Fishermen Speak Up For Bulkhead Project

by Ryan Bray
Tom Smith, an Orleans resident and fisherman, addresses the finance committee about the proposed $8.3 million Rock Harbor bulkhead project March 21.  RYAN BRAY PHOTO Tom Smith, an Orleans resident and fisherman, addresses the finance committee about the proposed $8.3 million Rock Harbor bulkhead project March 21. RYAN BRAY PHOTO

ORLEANS – Tom Smith has been fishing out of Rock Harbor most of his life. But he won’t dock his boat at the harbor’s commercial bulkhead.

“I refuse to tie my boat there,” Smith, a commercial fisherman and lifelong Orleans resident, told the finance committee in March. “That’s why I have a charter boat slip. It’s just so dangerous.”

Smith was one of several local fishermen that spoke up in favor of plans to build a new bulkhead at the harbor, funding for which will go to annual town meeting for a vote on May 13. An override of $8.3 million is being sought for the project. In addition to passage of a town meeting article, the funding also needs approval at the annual town election on May 21.

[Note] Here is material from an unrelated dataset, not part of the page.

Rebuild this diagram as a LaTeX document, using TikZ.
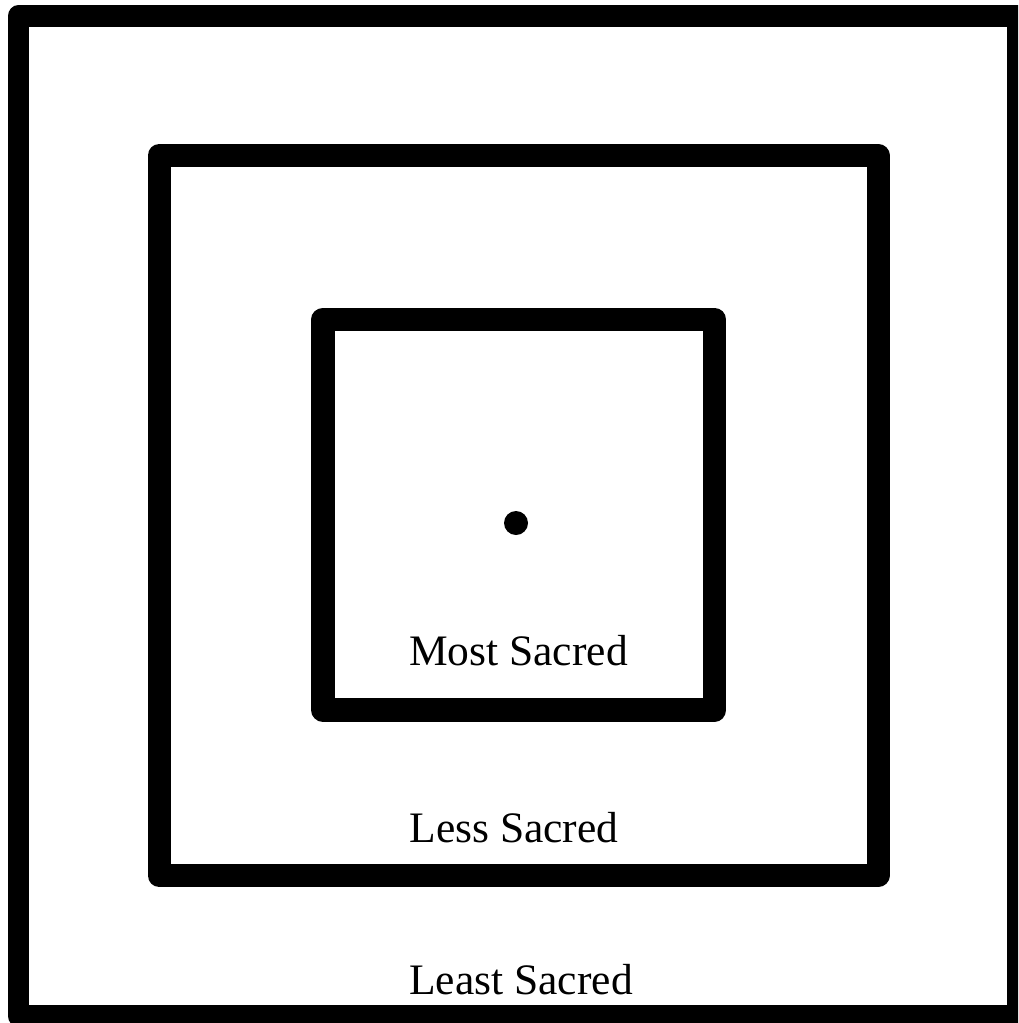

Plans include a new concrete bulkhead, two new floating docks and space for public seating and viewing. The new bulkhead will include space for commercial boats to back into, so boats don’t have to tie abreast to one impeding the navigation channel.

Nate Sears, the town’s harbormaster and natural resources manager, said the current state of the bulkhead system poses safety issues to the 12 to 15 commercial fishermen that use it to get on and off their vessels and offload their catch. Of particular concern are aging timber ladders that fishermen have to navigate.

“People have fallen off these ladders,” he told the finance committee. “The fishermen in this room tonight all have stories about close calls or injuries they’ve sustained at Rock Harbor coming up and down those ladders trying to get up and down off their boats to the loading dock.”

There’s also an issue of equity, Sears said. Part of the goal of the project is to provide commercial fishermen with the same amenities that recreational boaters currently have.

Smith said he fishes out of Rock Harbor about half the year. But compared to new piers that have been constructed in recent years in towns including Chatham and Provincetown, visiting the bulkhead at Rock Harbor is like “going back in time.”

“It’s really the worst shape out of all the harbors I go in and out of,” he said.

As a town facility, Smith said, Orleans residents and visitors deserve a new bulkhead system that’s modern and up to par with those in neighboring communities.

“I just feel like everybody who’s a taxpayer in this town owns that harbor, and it’s falling down,” he said.

Buddy Wilson, who said he’s been fishing the harbor since the 1960s, said climate change has done a number on the existing system, bringing in higher tides that have served to corrode the bulkhead. He also said there needs to be better separation between the public and working fishermen, something the proposed public viewing area can provide.

Suzanne Phillips, a member of the town’s shellfish and waterways advisory committee, works seasonally at the Chatham Fish Pier, where she said she’s seen firsthand how interested visitors to the Cape are in the region’s maritime and fishing culture.

“A lot of people who come here don’t have the ocean,” she said. “They have other places that just aren’t as beautiful and cool.”

But others said a new bulkhead would have benefits beyond supporting local fishermen. Bill Amaru, a longtime fisherman and member of the shellfish and waterways advisory committee, said the new system would appropriately honor the town’s maritime history. He said the town has strayed from the history toward becoming what he called “a retirement and recreational community.”

“We still have some connections to the ocean and the historic nature of our existence. Rock Harbor is one of those places, perhaps the last of those places,” he said.

“I just want to say there’s other values to Rock Harbor…that can’t be expressed in dollars and cents,” added Phillips.

But with an article seeking funding head to town meeting, the dollars and cents matter. The town has an opportunity to seek two grants that if awarded could collectively knock up to $3 million off the project cost. Those include a $1 million grant from the state’s Seaport Economic Council and a $2 million grant through the Office of Coastal Zone Management coastal resiliency grant program.

Sears said the bulkhead project stands a good chance of receiving the full $1 million through the Seaport Economic Council, while the project also fits “the resiliency model” for the CZM grant.

Finance committee members said that with the current state of the bulkhead and pier system, money will need to be spent eventually to either repair or replace it. But it will likely cost more money the longer the town waits to act.

“This is a dangerous situation here,” said Nick Athanassiou, who chairs the finance committee. “What I’m trying to say is I would prefer to think of it in my mind as something we have to do anyway, and if we get the [$3] million on top, great.”

Sears estimated that the town brings in about $2.6 million in seafood a year, with much of that coming in through Rock Harbor. Ed Mahoney of the finance committee said that could be a big selling point to voters in May.

“This is a gem,” he said. “It’s got history, it’s got beauty and it pays. It’s got economic value to it.”